At issue is how to measure performance, the Wisconsin State Journal reported (http://bit.ly/14QMS0R ). Republican lawmakers say work on an accountability bill is underway, but Democrats say they're not convinced the GOP's talk about accountability will translate into real action
Vouchers allow public school students to attend private and religious schools using a taxpayer-funded subsidy. Enrollment outside of Milwaukee and Racine is capped at just 500 students next school year and 1,000 for every year after that.
The performance of voucher students should dictate the degree to which the program expands, Walker said.
"If the students are performing at or better than they were in the schools they came from, then that would be a compelling case to offer more choices like that to more families across the state," Walker said. "If the majority are not performing better, you could make a pretty compelling argument not to."
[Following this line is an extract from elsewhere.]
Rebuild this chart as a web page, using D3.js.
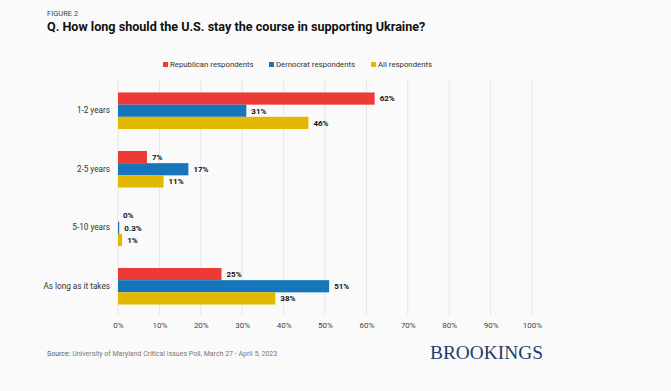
<!DOCTYPE html>
<html>
<head>
<meta charset="utf-8">
<script src="https://cdn.jsdelivr.net/npm/d3@7"></script>
<style>
  body { margin: 0; background: #fafafa; }
  svg { display: block; font-family: Roboto, sans-serif; }
</style>
</head>
<body>
<div id="chart"></div>
<script>
var categories = ["1-2 years", "2-5 years", "5-10 years", "As long as it takes"];
var republican = [62, 7, 0, 25];
var democrat = [31, 17, 0.3, 51];
var allResp = [46, 11, 1, 38];
var seriesNames = ["Republican respondents", "Democrat respondents", "All respondents"];
var seriesColors = ["#ee3a37", "#1776bb", "#e2b900"];
var xTicks = [0, 10, 20, 30, 40, 50, 60, 70, 80, 90, 100];

var series = [republican, democrat, allResp];

var width = 671, height = 391;

var svg = d3.select("#chart").append("svg")
  .attr("width", width)
  .attr("height", height);

svg.append("rect")
  .attr("width", width)
  .attr("height", height)
  .attr("fill", "#fafafa");

// heading
svg.append("text")
  .attr("x", 47)
  .attr("y", 16)
  .attr("font-size", 7.5)
  .attr("fill", "#444")
  .text("FIGURE 2");

svg.append("text")
  .attr("x", 47)
  .attr("y", 30.5)
  .attr("font-size", 12.6)
  .attr("font-weight", "bold")
  .attr("fill", "#111")
  .text("Q. How long should the U.S. stay the course in supporting Ukraine?");

// scales
var x = d3.scaleLinear().domain([0, 100]).range([118, 532]);

var y0 = d3.scaleBand()
  .domain(categories)
  .range([81.5, 315.5])
  .paddingInner(0.375)
  .paddingOuter(0.1875);

var y1 = d3.scaleBand()
  .domain(d3.range(series.length))
  .range([0, y0.bandwidth()]);

// gridlines
svg.append("g")
  .selectAll("line")
  .data(xTicks)
  .enter().append("line")
  .attr("x1", function(d) { return x(d); })
  .attr("x2", function(d) { return x(d); })
  .attr("y1", 80)
  .attr("y2", 315)
  .attr("stroke", "#e6e6e6")
  .attr("stroke-width", 1);

// x axis labels
var xAxis = d3.axisBottom(x)
  .tickValues(xTicks)
  .tickFormat(function(d) { return d + "%"; })
  .tickSize(0)
  .tickPadding(0);

var gx = svg.append("g")
  .attr("transform", "translate(0,322)")
  .call(xAxis);
gx.select(".domain").remove();
gx.selectAll("text")
  .attr("font-size", 8)
  .attr("font-family", "Roboto, sans-serif")
  .attr("fill", "#444");

// category labels
var yAxis = d3.axisLeft(y0).tickSize(0).tickPadding(0);
var gy = svg.append("g")
  .attr("transform", "translate(110,0)")
  .call(yAxis);
gy.select(".domain").remove();
gy.selectAll("text")
  .attr("font-size", 8.2)
  .attr("font-family", "Roboto, sans-serif")
  .attr("fill", "#333");

// bars
var groups = svg.append("g")
  .selectAll("g")
  .data(categories)
  .enter().append("g")
  .attr("transform", function(d) { return "translate(0," + y0(d) + ")"; });

groups.selectAll("rect")
  .data(function(d, i) {
    return series.map(function(s, j) { return { s: j, v: s[i] }; });
  })
  .enter().append("rect")
  .attr("x", x(0))
  .attr("y", function(d) { return y1(d.s); })
  .attr("width", function(d) { return x(d.v) - x(0); })
  .attr("height", y1.bandwidth())
  .attr("fill", function(d) { return seriesColors[d.s]; });

groups.selectAll("text")
  .data(function(d, i) {
    return series.map(function(s, j) { return { s: j, v: s[i] }; });
  })
  .enter().append("text")
  .attr("x", function(d) { return x(d.v) + 5; })
  .attr("y", function(d) { return y1(d.s) + y1.bandwidth() / 2; })
  .attr("dy", "0.35em")
  .attr("font-size", 8)
  .attr("font-weight", "bold")
  .attr("fill", "#111")
  .text(function(d) { return d.v + "%"; });

// legend
var legendX = [163, 269, 371];
var legend = svg.append("g")
  .selectAll("g")
  .data(seriesNames)
  .enter().append("g")
  .attr("transform", function(d, i) { return "translate(" + legendX[i] + ",64.5)"; });

legend.append("rect")
  .attr("x", 0)
  .attr("y", -2.5)
  .attr("width", 5)
  .attr("height", 5)
  .attr("fill", function(d, i) { return seriesColors[i]; });

legend.append("text")
  .attr("x", 7)
  .attr("dy", "0.35em")
  .attr("font-size", 7.8)
  .attr("fill", "#333")
  .text(function(d) { return d; });

// footer
var source = svg.append("text")
  .attr("x", 47)
  .attr("y", 356)
  .attr("font-size", 7)
  .attr("fill", "#777");
source.append("tspan").attr("fill", "#555").text("Source: ");
source.append("tspan").text("University of Maryland Critical Issues Poll, March 27 - April 5, 2023");

svg.append("text")
  .attr("x", 430)
  .attr("y", 359)
  .attr("font-family", "'Liberation Serif', 'DejaVu Serif', serif")
  .attr("font-size", 19)
  .attr("fill", "#1d3c6e")
  .attr("textLength", 113)
  .attr("lengthAdjust", "spacingAndGlyphs")
  .text("BROOKINGS");
</script>
</body>
</html>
Republican state Sen. Luther Olsen, who chairs the Senate Education Committee, said work on an accountability bill is wrapping up. He said he hopes hearings will be held in late summer and early fall, with a bill sent to Walker by the end of the year.
"I hope that everyone comes away happy that this is the right thing to do," Olsen said. "The voucher people want a bill like this because they're only as good as their weakest school."
He said the bill will apply the report card system for public schools to voucher schools as well. It will also amend the report card for public schools.
The report card released last fall didn't measure high school student growth because it was based on a single test taken in 10th grade. The state budget the governor signed over the weekend expands high school testing to include grades 9 and 11. The accountability bill will make sure that future report cards include those tests, Olsen said.
Democrats have been openly skeptical about the progress of an accountability bill. Earlier this year Senate Minority Leader Chris Larson, compared talk of a bill to the cartoon character Lucy van Pelt pulling the football away from Charlie Brown.
School Choice Wisconsin, a group that has pushed for an expansion of the voucher program, said the biggest sticking point for an accountability bill thus far has been making sure private schools are treated fairly. The group's president, Jim Bender, said if failing public schools are given funds to help improve, failing private schools should be treated the same way rather than be cut from the program.
"We are engaged in the process as long as there's equitable treatment, good data and specificity in statute," Bender said.